Using the DNA ladder in the first lane as a guide (the manufacturer's instruction will tell you the size of each band), you can infer the size of the DNA in your sample lanes. For more details on doing diagnostic digests and how to interpret them please see the Diagnostic Digest page.

Purifying DNA from Your Gel:

If you are conducting certain procedures, such as molecular cloning, you will need to purify the DNA away from the agarose gel. For instructions on how to do this, visit the Gel Purification page.

Tips and FAQ

How do you get better resolution of bands?

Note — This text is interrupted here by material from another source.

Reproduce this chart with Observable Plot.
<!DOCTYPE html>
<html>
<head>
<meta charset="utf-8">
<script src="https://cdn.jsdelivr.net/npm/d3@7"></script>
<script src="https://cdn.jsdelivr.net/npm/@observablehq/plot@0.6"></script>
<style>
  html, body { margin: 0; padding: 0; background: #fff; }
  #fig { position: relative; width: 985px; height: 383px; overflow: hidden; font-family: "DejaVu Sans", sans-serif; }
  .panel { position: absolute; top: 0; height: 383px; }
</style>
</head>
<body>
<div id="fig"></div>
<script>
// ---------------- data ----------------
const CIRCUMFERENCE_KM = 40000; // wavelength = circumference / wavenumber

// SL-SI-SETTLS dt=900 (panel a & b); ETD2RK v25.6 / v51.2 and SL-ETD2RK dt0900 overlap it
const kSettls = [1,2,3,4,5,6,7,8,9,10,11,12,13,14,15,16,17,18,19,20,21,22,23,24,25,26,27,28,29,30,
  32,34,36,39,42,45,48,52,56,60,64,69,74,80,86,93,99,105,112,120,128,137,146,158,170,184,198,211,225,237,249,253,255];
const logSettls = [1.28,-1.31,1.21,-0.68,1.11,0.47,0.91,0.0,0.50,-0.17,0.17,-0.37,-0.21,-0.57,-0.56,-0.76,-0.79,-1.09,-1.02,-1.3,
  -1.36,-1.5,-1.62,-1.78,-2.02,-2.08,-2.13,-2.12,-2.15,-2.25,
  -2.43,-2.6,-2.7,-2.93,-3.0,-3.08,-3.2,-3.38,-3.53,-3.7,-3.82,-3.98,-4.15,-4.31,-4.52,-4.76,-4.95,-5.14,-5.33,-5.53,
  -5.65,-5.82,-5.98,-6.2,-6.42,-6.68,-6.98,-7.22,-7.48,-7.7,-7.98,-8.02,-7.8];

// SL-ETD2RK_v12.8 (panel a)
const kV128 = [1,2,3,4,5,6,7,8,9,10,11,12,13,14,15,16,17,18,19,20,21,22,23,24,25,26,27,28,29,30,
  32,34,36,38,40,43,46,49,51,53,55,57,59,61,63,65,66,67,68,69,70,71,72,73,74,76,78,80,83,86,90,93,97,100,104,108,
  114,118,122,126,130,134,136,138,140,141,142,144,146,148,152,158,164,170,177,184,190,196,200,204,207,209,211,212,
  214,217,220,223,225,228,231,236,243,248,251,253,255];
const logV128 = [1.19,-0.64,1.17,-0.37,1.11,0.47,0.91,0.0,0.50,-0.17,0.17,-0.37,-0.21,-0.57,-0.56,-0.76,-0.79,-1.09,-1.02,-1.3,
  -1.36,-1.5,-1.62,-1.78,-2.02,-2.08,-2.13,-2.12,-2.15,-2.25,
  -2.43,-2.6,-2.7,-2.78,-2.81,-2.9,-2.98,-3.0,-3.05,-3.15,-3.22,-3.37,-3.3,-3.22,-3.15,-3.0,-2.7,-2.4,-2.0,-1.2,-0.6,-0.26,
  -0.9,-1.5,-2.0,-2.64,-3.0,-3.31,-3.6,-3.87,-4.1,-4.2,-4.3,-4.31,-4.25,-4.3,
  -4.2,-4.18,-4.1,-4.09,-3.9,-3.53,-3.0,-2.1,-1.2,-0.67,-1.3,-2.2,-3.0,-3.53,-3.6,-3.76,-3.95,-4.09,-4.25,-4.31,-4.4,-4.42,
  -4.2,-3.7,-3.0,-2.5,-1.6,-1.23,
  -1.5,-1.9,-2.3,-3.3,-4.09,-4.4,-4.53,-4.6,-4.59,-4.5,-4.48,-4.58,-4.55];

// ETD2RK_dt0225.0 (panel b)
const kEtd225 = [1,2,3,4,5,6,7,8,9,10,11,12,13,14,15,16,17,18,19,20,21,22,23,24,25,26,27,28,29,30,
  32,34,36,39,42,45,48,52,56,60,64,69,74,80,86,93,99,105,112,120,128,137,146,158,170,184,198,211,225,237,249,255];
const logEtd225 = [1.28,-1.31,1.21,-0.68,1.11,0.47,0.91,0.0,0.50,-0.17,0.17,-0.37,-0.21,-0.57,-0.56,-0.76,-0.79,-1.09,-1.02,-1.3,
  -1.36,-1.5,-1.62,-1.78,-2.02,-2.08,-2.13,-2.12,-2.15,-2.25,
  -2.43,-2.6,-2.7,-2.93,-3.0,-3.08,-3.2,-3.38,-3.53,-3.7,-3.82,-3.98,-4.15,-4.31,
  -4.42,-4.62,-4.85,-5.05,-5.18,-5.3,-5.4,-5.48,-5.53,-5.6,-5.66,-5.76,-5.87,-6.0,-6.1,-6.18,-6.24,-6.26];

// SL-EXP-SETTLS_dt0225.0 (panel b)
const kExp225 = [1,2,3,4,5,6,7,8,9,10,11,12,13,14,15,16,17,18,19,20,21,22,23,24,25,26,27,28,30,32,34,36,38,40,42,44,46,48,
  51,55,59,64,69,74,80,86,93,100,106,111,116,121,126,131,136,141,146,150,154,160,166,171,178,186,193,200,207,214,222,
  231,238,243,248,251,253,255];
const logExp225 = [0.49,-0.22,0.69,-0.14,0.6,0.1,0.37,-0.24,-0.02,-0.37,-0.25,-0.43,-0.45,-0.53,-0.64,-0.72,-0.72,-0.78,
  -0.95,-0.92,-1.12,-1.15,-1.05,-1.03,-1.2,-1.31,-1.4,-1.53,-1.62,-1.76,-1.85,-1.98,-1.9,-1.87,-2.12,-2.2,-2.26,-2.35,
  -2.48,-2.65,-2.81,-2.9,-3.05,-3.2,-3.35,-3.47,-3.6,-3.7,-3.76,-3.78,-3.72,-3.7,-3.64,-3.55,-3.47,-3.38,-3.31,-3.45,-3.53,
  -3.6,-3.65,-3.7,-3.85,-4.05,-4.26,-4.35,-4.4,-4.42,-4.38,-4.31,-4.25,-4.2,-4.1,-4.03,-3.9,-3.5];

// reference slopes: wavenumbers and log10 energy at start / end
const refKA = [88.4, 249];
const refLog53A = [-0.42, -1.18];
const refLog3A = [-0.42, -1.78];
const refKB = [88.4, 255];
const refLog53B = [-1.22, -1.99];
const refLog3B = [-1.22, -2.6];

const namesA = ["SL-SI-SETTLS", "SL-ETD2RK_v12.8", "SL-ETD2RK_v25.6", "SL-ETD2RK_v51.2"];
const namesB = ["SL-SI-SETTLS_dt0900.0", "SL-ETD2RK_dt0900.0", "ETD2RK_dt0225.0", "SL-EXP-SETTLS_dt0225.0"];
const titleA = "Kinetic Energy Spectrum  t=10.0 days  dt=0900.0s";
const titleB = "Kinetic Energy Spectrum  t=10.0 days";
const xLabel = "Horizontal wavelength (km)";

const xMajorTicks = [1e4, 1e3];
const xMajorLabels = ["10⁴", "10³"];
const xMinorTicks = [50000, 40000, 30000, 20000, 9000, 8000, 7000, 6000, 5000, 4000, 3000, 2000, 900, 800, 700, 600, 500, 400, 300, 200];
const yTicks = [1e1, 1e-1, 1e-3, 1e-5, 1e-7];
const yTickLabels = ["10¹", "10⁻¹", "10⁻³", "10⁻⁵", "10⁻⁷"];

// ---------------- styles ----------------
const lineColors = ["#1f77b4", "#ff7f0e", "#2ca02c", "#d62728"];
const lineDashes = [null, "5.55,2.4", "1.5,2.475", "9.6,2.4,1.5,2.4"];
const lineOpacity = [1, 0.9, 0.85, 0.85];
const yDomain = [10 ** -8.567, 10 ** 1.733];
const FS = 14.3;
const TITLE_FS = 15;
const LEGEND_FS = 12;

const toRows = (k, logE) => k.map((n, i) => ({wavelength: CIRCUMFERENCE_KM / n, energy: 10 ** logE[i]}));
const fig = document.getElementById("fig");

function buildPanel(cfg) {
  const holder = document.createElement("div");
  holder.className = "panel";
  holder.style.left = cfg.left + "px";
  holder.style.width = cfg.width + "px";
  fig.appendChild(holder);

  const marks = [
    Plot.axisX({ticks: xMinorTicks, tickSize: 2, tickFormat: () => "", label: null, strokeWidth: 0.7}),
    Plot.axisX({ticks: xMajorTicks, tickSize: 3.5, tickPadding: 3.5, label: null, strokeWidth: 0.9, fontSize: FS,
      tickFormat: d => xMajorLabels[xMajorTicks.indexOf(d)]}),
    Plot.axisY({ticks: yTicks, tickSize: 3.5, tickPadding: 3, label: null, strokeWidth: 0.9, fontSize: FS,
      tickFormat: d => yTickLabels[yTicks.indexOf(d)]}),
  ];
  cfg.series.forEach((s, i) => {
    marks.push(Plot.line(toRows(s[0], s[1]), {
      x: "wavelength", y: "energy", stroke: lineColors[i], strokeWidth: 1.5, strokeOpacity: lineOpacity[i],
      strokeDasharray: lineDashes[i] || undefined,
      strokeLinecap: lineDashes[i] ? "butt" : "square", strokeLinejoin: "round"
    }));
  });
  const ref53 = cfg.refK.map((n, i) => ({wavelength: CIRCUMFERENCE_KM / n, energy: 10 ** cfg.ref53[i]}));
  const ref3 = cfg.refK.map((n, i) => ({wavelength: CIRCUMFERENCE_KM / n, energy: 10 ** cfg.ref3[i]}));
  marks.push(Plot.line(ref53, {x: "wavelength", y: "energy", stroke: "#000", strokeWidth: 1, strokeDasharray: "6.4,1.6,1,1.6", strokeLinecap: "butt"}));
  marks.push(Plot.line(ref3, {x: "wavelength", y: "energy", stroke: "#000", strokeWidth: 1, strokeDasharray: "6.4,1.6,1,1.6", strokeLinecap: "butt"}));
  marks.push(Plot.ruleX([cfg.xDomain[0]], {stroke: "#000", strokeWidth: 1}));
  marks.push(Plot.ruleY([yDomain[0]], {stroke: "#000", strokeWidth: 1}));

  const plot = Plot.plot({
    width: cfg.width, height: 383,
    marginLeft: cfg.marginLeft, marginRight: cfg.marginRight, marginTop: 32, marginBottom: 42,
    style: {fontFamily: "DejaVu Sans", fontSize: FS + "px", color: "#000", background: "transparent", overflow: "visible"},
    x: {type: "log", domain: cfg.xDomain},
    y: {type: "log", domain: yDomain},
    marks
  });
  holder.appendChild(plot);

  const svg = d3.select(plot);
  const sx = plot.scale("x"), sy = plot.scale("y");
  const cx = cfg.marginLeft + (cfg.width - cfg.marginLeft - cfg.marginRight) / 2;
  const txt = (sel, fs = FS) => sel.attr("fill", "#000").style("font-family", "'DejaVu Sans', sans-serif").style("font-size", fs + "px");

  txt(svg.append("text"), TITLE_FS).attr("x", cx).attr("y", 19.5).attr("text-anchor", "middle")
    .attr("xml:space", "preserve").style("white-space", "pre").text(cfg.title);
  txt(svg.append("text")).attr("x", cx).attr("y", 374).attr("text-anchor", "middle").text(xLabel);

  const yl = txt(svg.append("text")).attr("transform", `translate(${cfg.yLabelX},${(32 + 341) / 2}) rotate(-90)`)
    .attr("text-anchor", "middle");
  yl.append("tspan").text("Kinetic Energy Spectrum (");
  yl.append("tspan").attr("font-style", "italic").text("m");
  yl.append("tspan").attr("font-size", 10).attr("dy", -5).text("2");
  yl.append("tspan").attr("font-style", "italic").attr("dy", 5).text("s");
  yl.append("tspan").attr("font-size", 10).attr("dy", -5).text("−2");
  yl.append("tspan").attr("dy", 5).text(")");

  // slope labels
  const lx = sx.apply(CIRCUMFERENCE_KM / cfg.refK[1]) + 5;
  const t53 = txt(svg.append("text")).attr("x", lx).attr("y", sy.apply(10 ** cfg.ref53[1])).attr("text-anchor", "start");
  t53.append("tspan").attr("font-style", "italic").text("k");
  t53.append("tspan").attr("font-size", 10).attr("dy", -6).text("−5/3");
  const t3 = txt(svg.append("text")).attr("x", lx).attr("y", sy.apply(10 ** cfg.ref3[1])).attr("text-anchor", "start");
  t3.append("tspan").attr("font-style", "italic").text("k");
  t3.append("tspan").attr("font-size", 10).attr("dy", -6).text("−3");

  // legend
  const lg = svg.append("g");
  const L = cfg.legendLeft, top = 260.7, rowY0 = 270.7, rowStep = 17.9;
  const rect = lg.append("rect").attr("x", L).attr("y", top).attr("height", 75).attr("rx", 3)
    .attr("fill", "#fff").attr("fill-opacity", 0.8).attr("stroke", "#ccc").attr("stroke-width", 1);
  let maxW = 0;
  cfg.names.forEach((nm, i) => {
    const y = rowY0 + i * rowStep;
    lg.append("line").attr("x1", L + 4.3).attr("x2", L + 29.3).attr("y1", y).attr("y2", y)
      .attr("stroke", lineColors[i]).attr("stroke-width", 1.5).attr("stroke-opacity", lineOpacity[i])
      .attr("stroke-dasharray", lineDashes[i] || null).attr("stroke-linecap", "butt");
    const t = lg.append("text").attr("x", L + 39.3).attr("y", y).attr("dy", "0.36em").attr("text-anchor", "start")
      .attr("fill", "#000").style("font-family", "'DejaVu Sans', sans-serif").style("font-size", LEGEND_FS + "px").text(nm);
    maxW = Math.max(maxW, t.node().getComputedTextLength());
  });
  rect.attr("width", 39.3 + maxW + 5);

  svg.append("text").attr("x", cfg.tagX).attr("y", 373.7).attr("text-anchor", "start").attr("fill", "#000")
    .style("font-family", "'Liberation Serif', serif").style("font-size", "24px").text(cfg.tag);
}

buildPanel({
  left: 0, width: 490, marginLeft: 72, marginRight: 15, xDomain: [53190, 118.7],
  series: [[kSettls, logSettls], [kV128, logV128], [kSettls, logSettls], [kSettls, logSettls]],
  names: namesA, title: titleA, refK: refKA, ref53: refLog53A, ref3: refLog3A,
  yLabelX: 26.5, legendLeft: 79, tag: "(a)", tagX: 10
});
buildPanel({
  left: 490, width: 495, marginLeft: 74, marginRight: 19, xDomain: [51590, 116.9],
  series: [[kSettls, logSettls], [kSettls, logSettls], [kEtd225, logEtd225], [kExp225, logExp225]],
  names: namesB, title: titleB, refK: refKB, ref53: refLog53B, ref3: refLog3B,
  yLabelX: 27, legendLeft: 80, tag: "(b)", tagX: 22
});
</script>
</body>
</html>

A few simple ways to increase the resolution (crispness) of your DNA bands include: a) running the gel at a lower voltage for a longer period of time; b) using a wider/thinner gel comb; or c) loading less DNA into the well. Another method for visualizing very short DNA fragments is polyacrylamide gel electrophoresis (PAGE), which is typically used to separate 5 - 500 bp fragments.

How do you get better separation of bands?

If you have similarly sized bands that are running too close together, you can adjust the agarose percentage of the gel to get better separation. A higher percentage agarose gel will help resolve smaller bands from each other, and a lower percentage gel will help separate larger bands.

10% Rule

For each sample you want to load on a gel, make 10% more volume than needed because several microliters can be lost in pipetting. For example, if you want to load 1.0 μg in 10 μL, make 1.1 μg in 11 μL.